#### What is required
Only the span from the line containing "Emit a Python" down to the line containing "from matplotlib.ticker import MultipleLocator" is to be printed, exactly and inclusively, with pictures omitted.

#### Supplied data
..............................

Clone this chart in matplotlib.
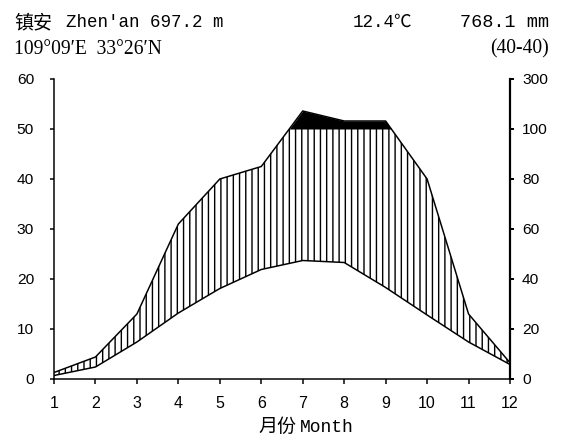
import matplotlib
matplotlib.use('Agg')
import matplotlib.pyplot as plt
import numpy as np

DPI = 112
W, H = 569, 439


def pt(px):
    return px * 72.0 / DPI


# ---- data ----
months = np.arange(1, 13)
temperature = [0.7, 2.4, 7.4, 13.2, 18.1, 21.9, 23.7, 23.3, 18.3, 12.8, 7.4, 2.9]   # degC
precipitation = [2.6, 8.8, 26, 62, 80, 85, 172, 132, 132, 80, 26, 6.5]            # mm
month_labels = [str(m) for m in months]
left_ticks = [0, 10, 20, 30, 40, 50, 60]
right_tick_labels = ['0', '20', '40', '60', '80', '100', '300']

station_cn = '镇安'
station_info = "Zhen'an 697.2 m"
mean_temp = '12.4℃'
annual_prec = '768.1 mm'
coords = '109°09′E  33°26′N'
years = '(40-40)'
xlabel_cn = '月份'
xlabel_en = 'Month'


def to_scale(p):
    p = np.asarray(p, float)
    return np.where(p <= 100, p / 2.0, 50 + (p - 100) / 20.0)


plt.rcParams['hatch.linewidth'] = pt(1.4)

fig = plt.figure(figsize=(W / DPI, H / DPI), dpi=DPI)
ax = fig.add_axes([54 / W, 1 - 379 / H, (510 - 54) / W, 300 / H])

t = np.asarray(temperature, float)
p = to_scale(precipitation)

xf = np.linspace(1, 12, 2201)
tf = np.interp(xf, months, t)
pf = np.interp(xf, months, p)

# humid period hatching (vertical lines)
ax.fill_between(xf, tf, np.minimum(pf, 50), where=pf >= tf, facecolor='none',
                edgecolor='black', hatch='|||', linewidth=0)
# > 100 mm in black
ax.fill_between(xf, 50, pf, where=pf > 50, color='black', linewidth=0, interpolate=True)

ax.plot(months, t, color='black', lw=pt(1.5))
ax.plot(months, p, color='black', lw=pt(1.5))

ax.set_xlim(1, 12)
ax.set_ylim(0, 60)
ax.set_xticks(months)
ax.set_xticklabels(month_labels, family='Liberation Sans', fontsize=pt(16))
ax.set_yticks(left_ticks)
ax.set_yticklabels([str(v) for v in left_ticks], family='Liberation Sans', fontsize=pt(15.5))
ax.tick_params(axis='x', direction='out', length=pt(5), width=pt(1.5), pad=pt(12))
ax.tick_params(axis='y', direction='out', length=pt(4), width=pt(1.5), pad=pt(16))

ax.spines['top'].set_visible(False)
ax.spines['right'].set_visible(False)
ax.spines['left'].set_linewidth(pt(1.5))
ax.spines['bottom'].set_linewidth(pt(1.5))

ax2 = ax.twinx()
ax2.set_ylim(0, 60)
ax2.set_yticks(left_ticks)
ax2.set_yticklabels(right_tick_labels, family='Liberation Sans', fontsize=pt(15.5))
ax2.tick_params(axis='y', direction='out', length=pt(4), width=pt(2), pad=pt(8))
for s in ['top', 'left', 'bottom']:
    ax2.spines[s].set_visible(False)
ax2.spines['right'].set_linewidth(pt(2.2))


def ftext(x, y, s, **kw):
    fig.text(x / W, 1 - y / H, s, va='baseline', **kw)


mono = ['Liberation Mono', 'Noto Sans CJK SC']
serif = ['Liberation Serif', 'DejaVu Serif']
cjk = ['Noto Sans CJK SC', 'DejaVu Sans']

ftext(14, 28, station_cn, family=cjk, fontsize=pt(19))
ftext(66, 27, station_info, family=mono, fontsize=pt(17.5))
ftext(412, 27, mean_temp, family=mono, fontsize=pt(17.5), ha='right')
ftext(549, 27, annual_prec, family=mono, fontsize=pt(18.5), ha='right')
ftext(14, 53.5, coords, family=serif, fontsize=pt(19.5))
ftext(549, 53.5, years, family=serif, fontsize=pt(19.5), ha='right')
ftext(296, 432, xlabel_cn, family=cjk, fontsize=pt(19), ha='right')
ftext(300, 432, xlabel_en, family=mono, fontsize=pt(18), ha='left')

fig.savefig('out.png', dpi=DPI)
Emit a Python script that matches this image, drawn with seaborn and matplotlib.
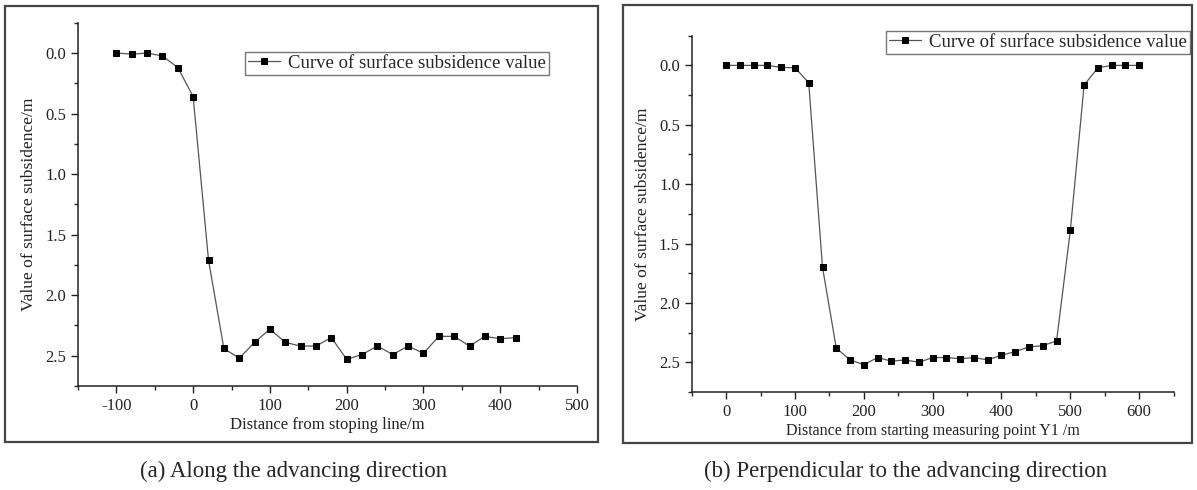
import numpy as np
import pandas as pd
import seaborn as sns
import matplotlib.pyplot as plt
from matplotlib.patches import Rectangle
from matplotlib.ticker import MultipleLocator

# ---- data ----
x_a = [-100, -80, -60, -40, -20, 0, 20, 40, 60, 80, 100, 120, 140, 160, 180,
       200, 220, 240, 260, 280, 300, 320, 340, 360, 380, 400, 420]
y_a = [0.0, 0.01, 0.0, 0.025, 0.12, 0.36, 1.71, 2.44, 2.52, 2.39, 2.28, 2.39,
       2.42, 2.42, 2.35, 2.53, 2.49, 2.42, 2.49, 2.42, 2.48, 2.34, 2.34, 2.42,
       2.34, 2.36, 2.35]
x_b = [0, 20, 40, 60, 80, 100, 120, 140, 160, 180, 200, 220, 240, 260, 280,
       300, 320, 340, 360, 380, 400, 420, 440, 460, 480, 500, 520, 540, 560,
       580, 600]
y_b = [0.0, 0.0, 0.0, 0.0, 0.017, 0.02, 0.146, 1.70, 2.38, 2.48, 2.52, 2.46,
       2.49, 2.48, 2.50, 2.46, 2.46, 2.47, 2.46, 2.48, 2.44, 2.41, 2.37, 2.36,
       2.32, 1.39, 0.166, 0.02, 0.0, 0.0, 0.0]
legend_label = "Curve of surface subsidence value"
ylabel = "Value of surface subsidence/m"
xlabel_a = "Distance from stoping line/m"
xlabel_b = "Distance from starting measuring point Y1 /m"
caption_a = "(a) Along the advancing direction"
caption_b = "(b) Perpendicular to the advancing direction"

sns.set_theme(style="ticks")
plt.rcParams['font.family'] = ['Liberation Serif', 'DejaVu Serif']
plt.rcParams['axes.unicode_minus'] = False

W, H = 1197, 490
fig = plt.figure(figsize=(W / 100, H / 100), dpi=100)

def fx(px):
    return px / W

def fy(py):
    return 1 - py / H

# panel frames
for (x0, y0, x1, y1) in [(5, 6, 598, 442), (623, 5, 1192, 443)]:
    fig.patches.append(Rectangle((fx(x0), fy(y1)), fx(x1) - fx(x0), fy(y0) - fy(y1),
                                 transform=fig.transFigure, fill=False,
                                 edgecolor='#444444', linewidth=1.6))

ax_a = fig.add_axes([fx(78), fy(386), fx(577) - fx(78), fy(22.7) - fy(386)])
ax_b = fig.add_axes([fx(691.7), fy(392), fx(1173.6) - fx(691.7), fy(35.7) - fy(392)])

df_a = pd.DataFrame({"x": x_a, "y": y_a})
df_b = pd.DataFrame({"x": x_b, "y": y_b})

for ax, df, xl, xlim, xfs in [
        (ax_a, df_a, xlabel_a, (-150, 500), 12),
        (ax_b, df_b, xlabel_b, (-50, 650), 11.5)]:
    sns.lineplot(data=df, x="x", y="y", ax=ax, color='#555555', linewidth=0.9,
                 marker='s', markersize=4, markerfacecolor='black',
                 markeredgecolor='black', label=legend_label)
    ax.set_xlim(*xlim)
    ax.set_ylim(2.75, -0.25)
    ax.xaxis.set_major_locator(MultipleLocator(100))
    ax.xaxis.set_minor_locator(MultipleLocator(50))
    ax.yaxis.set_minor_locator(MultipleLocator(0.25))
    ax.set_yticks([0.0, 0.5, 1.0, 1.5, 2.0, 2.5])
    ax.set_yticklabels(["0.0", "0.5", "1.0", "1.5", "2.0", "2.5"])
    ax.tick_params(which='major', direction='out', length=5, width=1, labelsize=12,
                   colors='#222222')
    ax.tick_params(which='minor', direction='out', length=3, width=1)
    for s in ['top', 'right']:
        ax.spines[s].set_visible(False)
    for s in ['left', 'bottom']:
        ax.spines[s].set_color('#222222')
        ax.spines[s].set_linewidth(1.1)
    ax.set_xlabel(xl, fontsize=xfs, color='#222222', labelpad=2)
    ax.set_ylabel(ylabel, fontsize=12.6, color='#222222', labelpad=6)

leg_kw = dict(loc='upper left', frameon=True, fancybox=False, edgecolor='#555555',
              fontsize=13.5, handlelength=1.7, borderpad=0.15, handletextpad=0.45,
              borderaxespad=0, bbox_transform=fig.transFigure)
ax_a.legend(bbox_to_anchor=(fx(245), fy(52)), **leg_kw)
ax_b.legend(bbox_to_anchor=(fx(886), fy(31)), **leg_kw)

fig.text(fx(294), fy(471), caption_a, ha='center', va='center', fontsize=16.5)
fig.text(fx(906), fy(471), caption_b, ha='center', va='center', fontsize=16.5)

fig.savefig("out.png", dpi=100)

..............................

#### Reply
Emit a Python script that matches this image, drawn with seaborn and matplotlib.
import numpy as np
import pandas as pd
import seaborn as sns
import matplotlib.pyplot as plt
from matplotlib.patches import Rectangle
from matplotlib.ticker import MultipleLocator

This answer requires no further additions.